This validation requires both data integrity and traceability, which are some of the major drivers for digital transformation in the lab. “Many pharma companies are plagued by dark data—scientists within the organization or even within the same department may be unaware of similar or preexisting studies,” says EPAM’s Chief Scientist Chris Waller.
One cause of dark data is the inability to trace the development of initiatives through disjointed emails spread across several inboxes. Julie Gorenstein, Director of Data & Analytics at Takeda, elaborates on these challenges. “Generally speaking, everybody has exactly the same problem: There's a lot of data; how do you organize it to make it queryable and visualizable?”

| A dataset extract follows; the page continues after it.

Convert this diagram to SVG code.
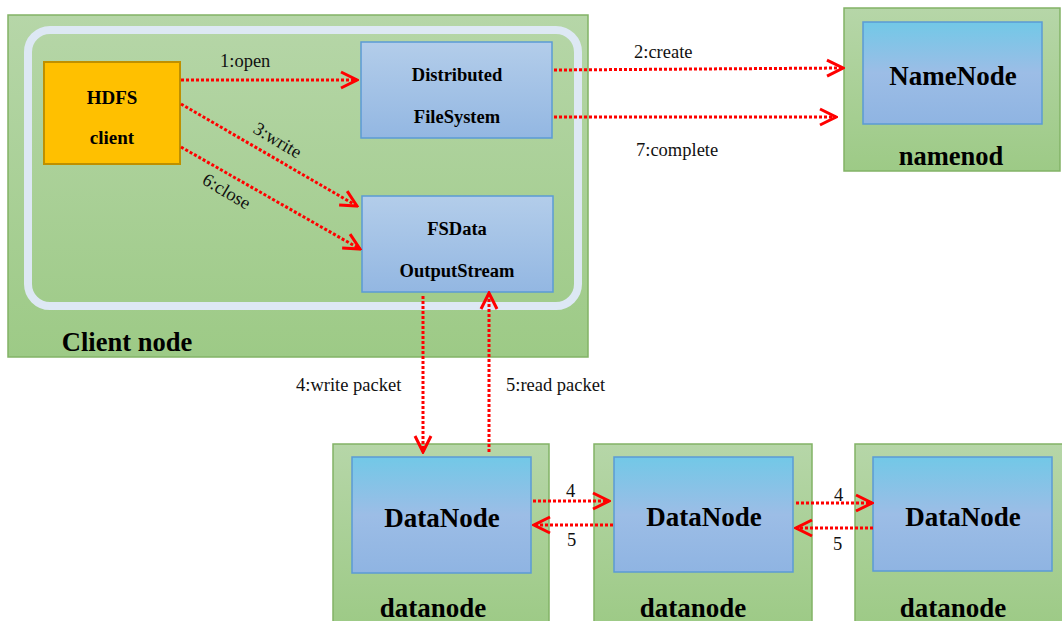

Gorenstein says, “There's a lot of complexity on the process of alignment within the scientific community.” A simple example, she adds, can be found in our naming procedures here. “There are ontologies that exist to simplify complexity, but how do we trace the data from a raw value through an aggregated computed value? It might be one-to-one for a sample, or it could be one-to-two, or it could be to several samples, or it could be to several samples across many populations. So, how do you capture all this information? How do you trace through? That is a huge challenge.”
To address some of these traceability challenges, EPAM and the vaccine developer team implemented AWS cloud-based tools that leverage FAIR guiding principles for scientific data management.